Source code of charts
#####
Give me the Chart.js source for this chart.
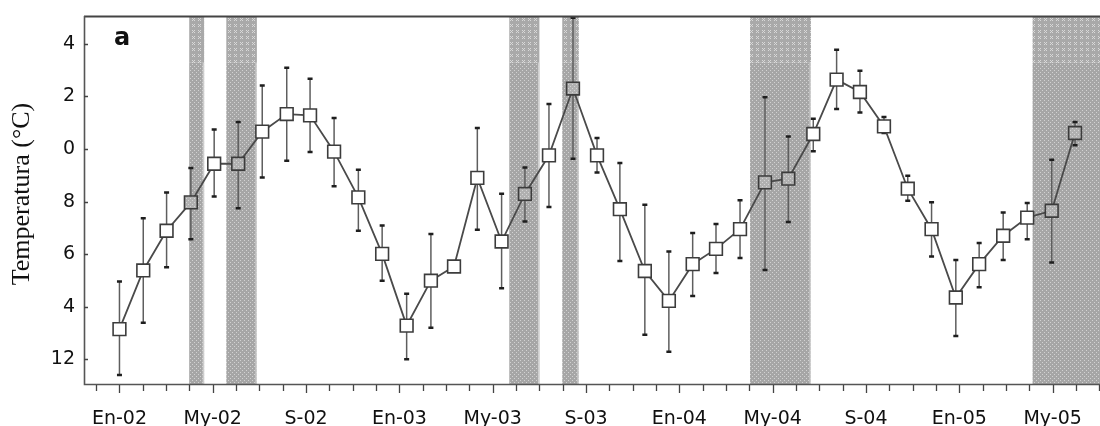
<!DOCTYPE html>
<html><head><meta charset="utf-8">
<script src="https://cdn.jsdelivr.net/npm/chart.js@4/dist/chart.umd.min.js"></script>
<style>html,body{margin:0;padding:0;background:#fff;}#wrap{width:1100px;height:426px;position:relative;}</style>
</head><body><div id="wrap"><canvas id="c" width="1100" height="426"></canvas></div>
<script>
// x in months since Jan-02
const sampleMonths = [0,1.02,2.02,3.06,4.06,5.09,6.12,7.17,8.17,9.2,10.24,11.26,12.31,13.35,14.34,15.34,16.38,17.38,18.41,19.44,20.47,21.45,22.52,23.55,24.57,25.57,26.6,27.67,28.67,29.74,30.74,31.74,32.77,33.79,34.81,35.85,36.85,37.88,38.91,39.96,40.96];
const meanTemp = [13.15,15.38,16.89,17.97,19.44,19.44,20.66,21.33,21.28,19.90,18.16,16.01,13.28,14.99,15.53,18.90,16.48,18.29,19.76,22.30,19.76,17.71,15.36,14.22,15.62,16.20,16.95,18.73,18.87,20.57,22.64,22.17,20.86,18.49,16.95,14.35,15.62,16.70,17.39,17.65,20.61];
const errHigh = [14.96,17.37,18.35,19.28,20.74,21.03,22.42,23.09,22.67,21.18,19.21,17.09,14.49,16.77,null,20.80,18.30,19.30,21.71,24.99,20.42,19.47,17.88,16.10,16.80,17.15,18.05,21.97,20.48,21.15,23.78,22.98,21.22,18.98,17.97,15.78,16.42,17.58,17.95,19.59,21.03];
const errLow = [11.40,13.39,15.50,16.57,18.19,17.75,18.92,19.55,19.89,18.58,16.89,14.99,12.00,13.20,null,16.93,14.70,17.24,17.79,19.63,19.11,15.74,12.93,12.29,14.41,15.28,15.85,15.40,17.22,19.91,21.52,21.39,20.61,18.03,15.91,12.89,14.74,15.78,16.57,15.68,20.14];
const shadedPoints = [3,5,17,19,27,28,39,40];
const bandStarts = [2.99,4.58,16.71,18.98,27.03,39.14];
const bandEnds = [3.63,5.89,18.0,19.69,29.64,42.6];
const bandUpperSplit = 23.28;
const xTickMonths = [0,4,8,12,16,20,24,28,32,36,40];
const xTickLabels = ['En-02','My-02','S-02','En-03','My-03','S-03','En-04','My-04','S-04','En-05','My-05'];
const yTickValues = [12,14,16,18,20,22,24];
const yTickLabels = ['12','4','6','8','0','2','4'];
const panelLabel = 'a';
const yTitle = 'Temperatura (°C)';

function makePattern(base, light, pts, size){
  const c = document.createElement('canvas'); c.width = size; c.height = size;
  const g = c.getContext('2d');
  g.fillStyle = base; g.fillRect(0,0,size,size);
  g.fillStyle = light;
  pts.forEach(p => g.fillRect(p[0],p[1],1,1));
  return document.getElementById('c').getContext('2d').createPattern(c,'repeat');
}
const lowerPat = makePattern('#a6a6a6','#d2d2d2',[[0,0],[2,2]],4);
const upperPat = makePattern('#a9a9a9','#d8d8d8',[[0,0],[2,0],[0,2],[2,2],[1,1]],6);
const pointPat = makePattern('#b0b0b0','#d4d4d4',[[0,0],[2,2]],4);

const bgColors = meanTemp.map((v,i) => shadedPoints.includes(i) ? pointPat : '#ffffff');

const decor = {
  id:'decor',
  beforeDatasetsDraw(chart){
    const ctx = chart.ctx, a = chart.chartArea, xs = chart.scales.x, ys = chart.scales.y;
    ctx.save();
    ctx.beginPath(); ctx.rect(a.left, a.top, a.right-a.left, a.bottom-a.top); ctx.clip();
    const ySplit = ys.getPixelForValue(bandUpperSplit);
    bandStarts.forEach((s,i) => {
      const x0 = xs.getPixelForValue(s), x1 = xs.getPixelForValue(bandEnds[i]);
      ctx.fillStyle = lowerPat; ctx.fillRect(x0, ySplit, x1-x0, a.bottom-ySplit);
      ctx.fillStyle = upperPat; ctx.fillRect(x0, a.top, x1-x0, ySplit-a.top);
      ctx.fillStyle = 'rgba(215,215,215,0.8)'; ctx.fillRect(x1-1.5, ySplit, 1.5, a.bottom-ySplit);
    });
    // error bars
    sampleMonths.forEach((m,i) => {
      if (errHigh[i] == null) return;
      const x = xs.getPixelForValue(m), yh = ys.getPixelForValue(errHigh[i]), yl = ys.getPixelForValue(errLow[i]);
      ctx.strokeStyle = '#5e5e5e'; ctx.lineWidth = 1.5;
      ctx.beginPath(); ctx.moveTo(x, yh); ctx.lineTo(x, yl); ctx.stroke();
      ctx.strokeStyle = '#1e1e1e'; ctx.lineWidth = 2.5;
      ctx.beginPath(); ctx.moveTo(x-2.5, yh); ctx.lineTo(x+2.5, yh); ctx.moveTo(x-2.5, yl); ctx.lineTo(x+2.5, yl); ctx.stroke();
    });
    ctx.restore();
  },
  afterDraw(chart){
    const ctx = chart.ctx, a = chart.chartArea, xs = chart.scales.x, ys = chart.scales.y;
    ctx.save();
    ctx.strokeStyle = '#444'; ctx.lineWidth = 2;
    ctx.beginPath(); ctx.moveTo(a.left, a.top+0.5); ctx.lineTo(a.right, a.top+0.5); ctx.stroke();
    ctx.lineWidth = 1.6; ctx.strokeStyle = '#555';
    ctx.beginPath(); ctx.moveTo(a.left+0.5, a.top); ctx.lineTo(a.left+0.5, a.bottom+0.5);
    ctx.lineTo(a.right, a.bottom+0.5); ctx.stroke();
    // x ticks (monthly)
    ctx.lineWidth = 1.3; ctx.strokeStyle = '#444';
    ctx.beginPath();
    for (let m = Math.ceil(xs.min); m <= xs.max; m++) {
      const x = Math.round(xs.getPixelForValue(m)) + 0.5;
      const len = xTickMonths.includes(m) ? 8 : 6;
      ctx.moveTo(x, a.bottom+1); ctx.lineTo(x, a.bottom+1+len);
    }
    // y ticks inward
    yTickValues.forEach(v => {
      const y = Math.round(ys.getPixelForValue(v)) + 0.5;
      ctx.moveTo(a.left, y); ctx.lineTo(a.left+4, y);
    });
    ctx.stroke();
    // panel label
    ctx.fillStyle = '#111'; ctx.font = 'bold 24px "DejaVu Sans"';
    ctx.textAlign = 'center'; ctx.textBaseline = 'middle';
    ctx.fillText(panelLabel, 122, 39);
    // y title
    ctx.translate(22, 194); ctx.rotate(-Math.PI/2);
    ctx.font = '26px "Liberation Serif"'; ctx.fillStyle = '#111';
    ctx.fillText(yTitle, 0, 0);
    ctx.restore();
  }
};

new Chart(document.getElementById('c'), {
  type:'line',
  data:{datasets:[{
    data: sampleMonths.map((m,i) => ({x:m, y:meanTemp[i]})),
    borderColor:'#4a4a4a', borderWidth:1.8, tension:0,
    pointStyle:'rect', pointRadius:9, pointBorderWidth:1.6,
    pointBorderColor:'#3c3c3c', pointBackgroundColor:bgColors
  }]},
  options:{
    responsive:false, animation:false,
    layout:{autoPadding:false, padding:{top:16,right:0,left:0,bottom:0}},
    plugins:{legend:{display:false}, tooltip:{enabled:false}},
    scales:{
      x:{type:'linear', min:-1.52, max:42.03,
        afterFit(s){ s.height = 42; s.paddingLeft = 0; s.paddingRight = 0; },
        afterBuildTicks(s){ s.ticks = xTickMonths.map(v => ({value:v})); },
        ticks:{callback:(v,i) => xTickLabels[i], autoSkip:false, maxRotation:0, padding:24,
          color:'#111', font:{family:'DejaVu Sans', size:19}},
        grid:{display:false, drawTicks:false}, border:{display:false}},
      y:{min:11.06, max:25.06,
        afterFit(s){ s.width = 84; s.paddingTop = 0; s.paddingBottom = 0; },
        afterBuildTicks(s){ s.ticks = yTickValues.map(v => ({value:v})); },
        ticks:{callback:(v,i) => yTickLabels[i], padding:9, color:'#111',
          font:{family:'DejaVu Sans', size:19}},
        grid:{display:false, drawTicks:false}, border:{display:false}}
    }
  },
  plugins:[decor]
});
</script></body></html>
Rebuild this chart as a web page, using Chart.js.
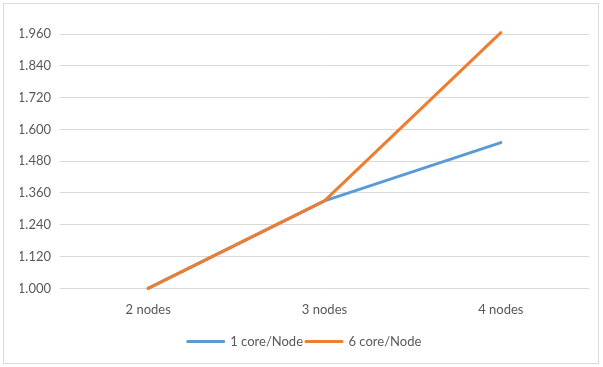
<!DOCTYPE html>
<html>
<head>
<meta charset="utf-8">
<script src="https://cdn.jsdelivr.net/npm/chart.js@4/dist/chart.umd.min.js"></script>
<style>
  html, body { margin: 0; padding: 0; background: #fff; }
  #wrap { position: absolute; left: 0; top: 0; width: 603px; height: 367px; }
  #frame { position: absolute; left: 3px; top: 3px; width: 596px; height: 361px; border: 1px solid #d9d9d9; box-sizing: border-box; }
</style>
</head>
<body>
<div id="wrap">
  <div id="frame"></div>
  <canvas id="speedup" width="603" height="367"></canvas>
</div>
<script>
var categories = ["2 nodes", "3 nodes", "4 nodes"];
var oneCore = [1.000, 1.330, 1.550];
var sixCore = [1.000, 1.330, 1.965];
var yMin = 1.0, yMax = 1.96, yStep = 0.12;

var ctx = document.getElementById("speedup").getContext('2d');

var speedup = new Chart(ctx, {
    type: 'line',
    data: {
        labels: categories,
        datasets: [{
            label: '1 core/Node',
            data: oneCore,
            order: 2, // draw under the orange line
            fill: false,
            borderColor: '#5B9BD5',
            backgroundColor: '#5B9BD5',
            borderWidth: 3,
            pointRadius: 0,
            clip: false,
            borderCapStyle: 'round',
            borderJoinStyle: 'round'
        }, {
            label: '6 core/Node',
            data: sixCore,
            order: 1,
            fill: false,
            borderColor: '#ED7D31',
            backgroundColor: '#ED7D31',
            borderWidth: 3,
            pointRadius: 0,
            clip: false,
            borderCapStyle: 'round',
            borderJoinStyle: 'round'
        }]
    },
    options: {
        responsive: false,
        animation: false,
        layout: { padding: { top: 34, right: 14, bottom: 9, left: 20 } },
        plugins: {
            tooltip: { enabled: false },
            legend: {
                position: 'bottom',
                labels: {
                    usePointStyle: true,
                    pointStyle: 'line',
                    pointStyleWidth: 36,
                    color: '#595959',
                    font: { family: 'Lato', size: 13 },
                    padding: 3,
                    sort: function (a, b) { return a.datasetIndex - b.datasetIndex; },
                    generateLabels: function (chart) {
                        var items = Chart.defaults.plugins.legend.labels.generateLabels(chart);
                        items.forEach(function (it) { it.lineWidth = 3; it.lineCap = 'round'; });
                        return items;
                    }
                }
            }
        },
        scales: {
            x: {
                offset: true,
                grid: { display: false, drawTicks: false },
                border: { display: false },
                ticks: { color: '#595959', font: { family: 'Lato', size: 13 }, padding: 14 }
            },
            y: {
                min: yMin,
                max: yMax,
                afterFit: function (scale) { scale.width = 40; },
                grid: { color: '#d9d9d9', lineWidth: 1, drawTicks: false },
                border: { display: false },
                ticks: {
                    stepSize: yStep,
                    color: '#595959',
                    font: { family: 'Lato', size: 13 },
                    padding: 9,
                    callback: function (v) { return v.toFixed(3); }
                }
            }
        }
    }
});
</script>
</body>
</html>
#####
Directions:
Set the lines above down again, word for word, from the first through the one containing "const yTitle = 'Temperatura (°C)';"; pictures excluded.

Reply to the task:
Give me the Chart.js source for this chart.
<!DOCTYPE html>
<html><head><meta charset="utf-8">
<script src="https://cdn.jsdelivr.net/npm/chart.js@4/dist/chart.umd.min.js"></script>
<style>html,body{margin:0;padding:0;background:#fff;}#wrap{width:1100px;height:426px;position:relative;}</style>
</head><body><div id="wrap"><canvas id="c" width="1100" height="426"></canvas></div>
<script>
// x in months since Jan-02
const sampleMonths = [0,1.02,2.02,3.06,4.06,5.09,6.12,7.17,8.17,9.2,10.24,11.26,12.31,13.35,14.34,15.34,16.38,17.38,18.41,19.44,20.47,21.45,22.52,23.55,24.57,25.57,26.6,27.67,28.67,29.74,30.74,31.74,32.77,33.79,34.81,35.85,36.85,37.88,38.91,39.96,40.96];
const meanTemp = [13.15,15.38,16.89,17.97,19.44,19.44,20.66,21.33,21.28,19.90,18.16,16.01,13.28,14.99,15.53,18.90,16.48,18.29,19.76,22.30,19.76,17.71,15.36,14.22,15.62,16.20,16.95,18.73,18.87,20.57,22.64,22.17,20.86,18.49,16.95,14.35,15.62,16.70,17.39,17.65,20.61];
const errHigh = [14.96,17.37,18.35,19.28,20.74,21.03,22.42,23.09,22.67,21.18,19.21,17.09,14.49,16.77,null,20.80,18.30,19.30,21.71,24.99,20.42,19.47,17.88,16.10,16.80,17.15,18.05,21.97,20.48,21.15,23.78,22.98,21.22,18.98,17.97,15.78,16.42,17.58,17.95,19.59,21.03];
const errLow = [11.40,13.39,15.50,16.57,18.19,17.75,18.92,19.55,19.89,18.58,16.89,14.99,12.00,13.20,null,16.93,14.70,17.24,17.79,19.63,19.11,15.74,12.93,12.29,14.41,15.28,15.85,15.40,17.22,19.91,21.52,21.39,20.61,18.03,15.91,12.89,14.74,15.78,16.57,15.68,20.14];
const shadedPoints = [3,5,17,19,27,28,39,40];
const bandStarts = [2.99,4.58,16.71,18.98,27.03,39.14];
const bandEnds = [3.63,5.89,18.0,19.69,29.64,42.6];
const bandUpperSplit = 23.28;
const xTickMonths = [0,4,8,12,16,20,24,28,32,36,40];
const xTickLabels = ['En-02','My-02','S-02','En-03','My-03','S-03','En-04','My-04','S-04','En-05','My-05'];
const yTickValues = [12,14,16,18,20,22,24];
const yTickLabels = ['12','4','6','8','0','2','4'];
const panelLabel = 'a';
const yTitle = 'Temperatura (°C)';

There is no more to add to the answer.